Task to complete:
For the data below, transcribe the part that opens with the line containing "What React, TypeScript" and closes with the line containing "const TITLE = '원/엔 기준환율';", exactly and with no pictures.

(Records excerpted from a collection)
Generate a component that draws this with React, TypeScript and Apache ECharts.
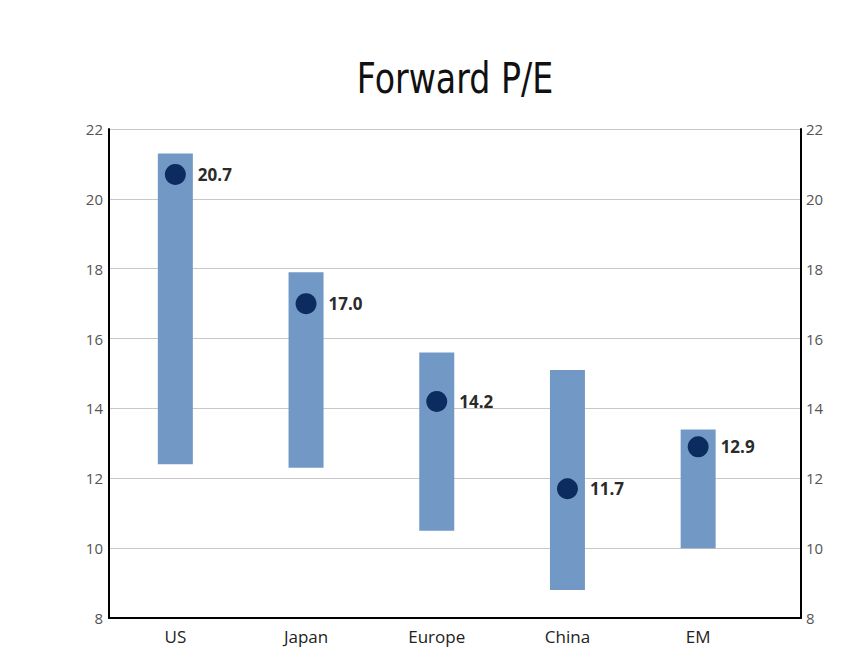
import React, { useEffect, useRef } from "react";
import * as echarts from "echarts";

const categories = ["US", "Japan", "Europe", "China", "EM"];
const rangeLow = [12.4, 12.3, 10.5, 8.8, 10.0];
const rangeHigh = [21.3, 17.9, 15.6, 15.1, 13.4];
const current = [20.7, 17.0, 14.2, 11.7, 12.9];
const yMin = 8;
const yMax = 22;
const yStep = 2;
const titleText = "Forward P/E";

const FONT = "'Open Sans', 'Noto Sans', sans-serif";

export default function App() {
  const ref = useRef<HTMLDivElement>(null);
  useEffect(() => {
    if (!ref.current) return;
    const chart = echarts.init(ref.current, undefined, { renderer: "svg" });
    const spans = rangeHigh.map((h, i) => +(h - rangeLow[i]).toFixed(2));
    chart.setOption({
      animation: false,
      backgroundColor: "#ffffff",
      graphic: [
        {
          type: "text",
          x: 455,
          y: 78,
          scaleX: 0.88,
          style: {
            text: titleText,
            textAlign: "center",
            textVerticalAlign: "middle",
            fontSize: 42,
            fontFamily: "'Liberation Sans Narrow', 'DejaVu Sans Condensed', sans-serif",
            fill: "#111111",
          },
        },
      ],
      grid: [
        { left: 109, right: 66, top: 129, bottom: 30 },
        { left: 110, right: 103.5, top: 129, bottom: 30 },
      ],
      xAxis: [
        {
          type: "value",
          gridIndex: 0,
          min: 0,
          max: 1,
          axisLine: { show: true, lineStyle: { color: "#000", width: 2 } },
          axisTick: { show: false },
          axisLabel: { show: false },
          splitLine: { show: false },
        },
        {
          type: "category",
          gridIndex: 1,
          data: categories,
          axisLine: { show: false },
          axisTick: { show: false },
          axisLabel: {
            margin: 10,
            fontSize: 17,
            fontFamily: FONT,
            color: "#222222",
          },
        },
      ],
      yAxis: [
        {
          type: "value",
          gridIndex: 0,
          position: "left",
          min: yMin,
          max: yMax,
          interval: yStep,
          axisLine: { show: true, lineStyle: { color: "#000", width: 2 } },
          axisTick: { show: false },
          axisLabel: { margin: 6, fontSize: 15, fontFamily: FONT, color: "#555555" },
          splitLine: { show: true, lineStyle: { color: "#c8c8c8", width: 1 } },
        },
        {
          type: "value",
          gridIndex: 0,
          position: "right",
          min: yMin,
          max: yMax,
          interval: yStep,
          axisLine: { show: true, lineStyle: { color: "#000", width: 2 } },
          axisTick: { show: false },
          axisLabel: { margin: 5, fontSize: 15, fontFamily: FONT, color: "#555555" },
          splitLine: { show: false },
        },
        {
          type: "value",
          gridIndex: 1,
          min: yMin,
          max: yMax,
          interval: yStep,
          show: false,
        },
      ],
      series: [
        {
          type: "bar",
          xAxisIndex: 1,
          yAxisIndex: 2,
          stack: "range",
          barWidth: 35,
          itemStyle: { color: "transparent" },
          data: rangeLow,
          silent: true,
        },
        {
          type: "bar",
          xAxisIndex: 1,
          yAxisIndex: 2,
          stack: "range",
          barWidth: 35,
          itemStyle: { color: "#7299c6" },
          data: spans,
        },
        {
          type: "scatter",
          xAxisIndex: 1,
          yAxisIndex: 2,
          symbol: "circle",
          symbolSize: 21,
          itemStyle: { color: "#0c2c60", opacity: 1 },
          data: current,
          z: 5,
          label: {
            show: true,
            position: "right",
            distance: 12,
            formatter: (p: any) => Number(p.value).toFixed(1),
            fontSize: 17,
            fontWeight: "bold",
            fontFamily: FONT,
            color: "#2b2b2b",
          },
        },
      ],
    });
    return () => chart.dispose();
  }, []);
  return (
    <div
      ref={ref}
      style={{ position: "fixed", left: 0, top: 0, width: 867, height: 648 }}
    />
  );
}
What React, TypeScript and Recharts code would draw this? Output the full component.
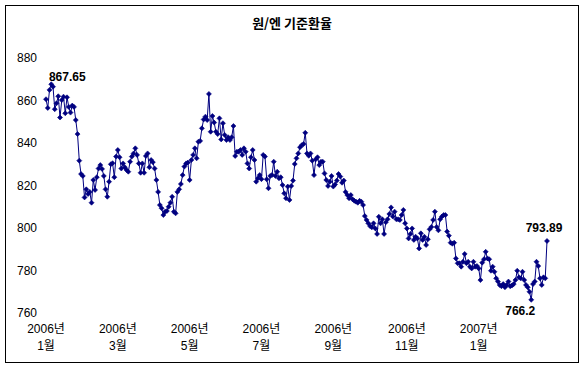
import { LineChart, Line, XAxis, YAxis } from 'recharts';

const TITLE = '원/엔 기준환율';

// 원/엔 기준환율 (100엔당 원), 일별 — 그림에서 읽은 값
const rateJanFeb = [
  860.6, 856.5, 865, 867.65, 866.5, 855.9, 858.7, 862, 852, 860.2, 861.8, 854, 861.5, 857, 854.3,
  857.6, 857, 850.8, 844.2, 831.7, 825.4, 824.5, 814.4, 818.2, 816, 817, 811.9, 822.6, 817.9, 823.9,
  828, 829.6, 827.8, 824.5, 818.2, 814.7, 821.8, 830, 830.5, 823.9, 833.6, 836.7, 833.3, 828,
];
const rateMarApr = [
  830.4, 828.6, 827.3, 826.5, 831.2, 833.6, 835.1, 837.5, 834.4, 830.4, 826, 830.4, 826, 833.9, 835.1,
  828.6, 832, 831, 828, 822.6, 817, 810.8, 809.3, 806.1, 807.7, 808, 810, 811.9, 814.7, 807.7,
  806.9, 817, 818.2, 820.7, 824.9, 828.9, 830.4, 830.8, 822.6, 832, 834.4, 837.5, 832.8, 840.6, 841,
];
const rateMayJun = [
  846.9, 851.1, 852.4, 850.8, 863.1, 845.3, 852.7, 849.6, 845.3, 844.2, 851.6, 841.7, 849.3, 843.8, 841.4,
  842.7, 841.4, 842.7, 848, 833.9, 835.9, 835.9, 836.7, 834.4, 837.5, 835.9, 830.4, 828, 833.3, 836.7,
  832, 821.8, 823.4, 824.9, 823, 834.4, 833.6, 822.9, 818.7, 824.5, 824.9, 831.2, 824.5, 826.5, 823.4,
  823.9, 820.2, 816.3, 814, 819.5, 813.2,
];
const rateJulAug = [
  819.8, 822.3, 830.1, 832.8, 835.1, 838, 839, 839.5, 844.8, 835.1, 834, 835.1, 831.7, 824.9, 832.3,
  833.3, 829.6, 831.2, 831.2, 825.7, 822.6, 819.8, 821.8, 824.5, 819.5, 820.5, 822.3, 825.4, 824.2, 821.3,
  822.3, 817, 815.5, 814, 815.5, 813.5, 812.8, 812.4, 811.9, 812.8, 812.4, 810.8, 805.6, 803.8, 802.2,
  800.9, 800.3, 802.2,
];
const rateSepNov = [
  799.8, 797.2, 805.3, 802.2, 804.1, 797.2, 802.7, 804.1, 806.6, 809.7, 805.4, 807.7, 804.1, 804.1, 803.8,
  806.1, 808.5, 802.2, 799.8, 795.1, 797.2, 799.8, 794.4, 795.9, 795.1, 790.4, 797.5, 794.4, 795.9, 792,
  794.7, 799.4, 800.5, 803.8, 807.7, 800.5, 798.9, 804.1, 805.4, 806.1, 806.1, 798.3, 796.4, 793.1, 792.6,
  793.1, 785.7, 783.4,
];
const rateDecFeb = [
  783.4, 781.8, 784.1, 787.8, 783.4, 784.1, 781.8, 781, 784.1, 781.8, 782.1, 781, 775.5, 783.7, 785.3,
  788.8, 785.7, 785.3, 779.9, 781.8, 779.4, 776.3, 774.8, 773.2, 772.6, 773.6, 772.1, 773.2, 774.8, 772.6,
  772.9, 773.6, 775.5, 779.9, 776.8, 776.3, 779.4, 775.5, 773.2, 772.1, 770, 766.2, 773.6, 774.8, 784.1,
  782.1, 776.3, 773.2, 776.8, 776.3, 793.89,
];

const rates = [...rateJanFeb, ...rateMarApr, ...rateMayJun, ...rateJulAug, ...rateSepNov, ...rateDecFeb];

const yTicks = [760, 780, 800, 820, 840, 860, 880];
const xTickIndex = [0, 41, 82, 123, 164, 206, 247];
const xTickYear = ['2006년', '2006년', '2006년', '2006년', '2006년', '2006년', '2007년'];
const xTickMonth = ['1월', '3월', '5월', '7월', '9월', '11월', '1월'];

const data = rates.map((v, i) => ({ i, v }));

const maxIdx = rates.indexOf(Math.max(...rates));
const minIdx = rates.indexOf(Math.min(...rates));
const lastIdx = rates.length - 1;

const FONT = '"Liberation Sans", "Noto Sans CJK KR", sans-serif';

function XTick({ x, payload }: any) {
  const k = xTickIndex.indexOf(payload.value);
  return (
    <text x={x} textAnchor="middle" fontSize={12} fontFamily={FONT} fill="#000">
      <tspan x={x} y={333}>{xTickYear[k]}</tspan>
      <tspan x={x} y={350}>{xTickMonth[k]}</tspan>
    </text>
  );
}

function YTick({ y, payload }: any) {
  return (
    <text x={37} y={y + 4} textAnchor="end" fontSize={12} fontFamily={FONT} fill="#000">
      {payload.value}
    </text>
  );
}

function renderDot({ cx, cy, index }: any) {
  const r = 2.5;
  return (
    <polygon
      key={index}
      points={`${cx},${cy - r} ${cx + r},${cy} ${cx},${cy + r} ${cx - r},${cy}`}
      fill="#000080"
      stroke="#000080"
      strokeWidth={0.6}
    />
  );
}

function renderLabel({ x, y, index }: any) {
  let dx = 0;
  let dy = 0;
  if (index === maxIdx) { dx = 16; dy = -3; }
  else if (index === minIdx) { dx = -11; dy = 15; }
  else if (index === lastIdx) { dx = -3; dy = -9; }
  else return <g key={index} />;
  return (
    <text key={index} x={x + dx} y={y + dy} textAnchor="middle" fontSize={12} fontWeight="bold" fontFamily={FONT} fill="#000">
      {rates[index]}
    </text>
  );
}

export default function App() {
  return (
    <div style={{ position: 'relative', width: 584, height: 368, background: '#fff', fontFamily: FONT }}>
      <style>{'body{margin:0}'}</style>
      <div style={{ position: 'absolute', left: 5, top: 5, width: 572, height: 356, border: '1px solid #000' }} />
      <div style={{ position: 'absolute', left: 0, top: 13, width: 584, textAlign: 'center', fontSize: 13, fontWeight: 'bold', fontFamily: '"Noto Sans CJK KR", sans-serif' }}>
        {TITLE}
      </div>
      <div style={{ position: 'absolute', left: 0, top: 0 }}>
        <LineChart width={584} height={368} data={data} margin={{ top: 58, right: 37, bottom: 15, left: 0 }}>
          <XAxis
            dataKey="i"
            type="number"
            domain={[0, rates.length - 1]}
            ticks={xTickIndex}
            interval={0}
            tickLine={false}
            axisLine={false}
            height={40}
            tick={<XTick />}
          />
          <YAxis
            domain={[760, 880]}
            ticks={yTicks}
            interval={0}
            tickLine={false}
            axisLine={false}
            width={46}
            tick={<YTick />}
          />
          <Line
            type="linear"
            dataKey="v"
            stroke="#000080"
            strokeWidth={1}
            dot={renderDot}
            activeDot={false}
            label={renderLabel}
            isAnimationActive={false}
          />
        </LineChart>
      </div>
    </div>
  );
}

Completed exercise:
What React, TypeScript and Recharts code would draw this? Output the full component.
import { LineChart, Line, XAxis, YAxis } from 'recharts';

const TITLE = '원/엔 기준환율';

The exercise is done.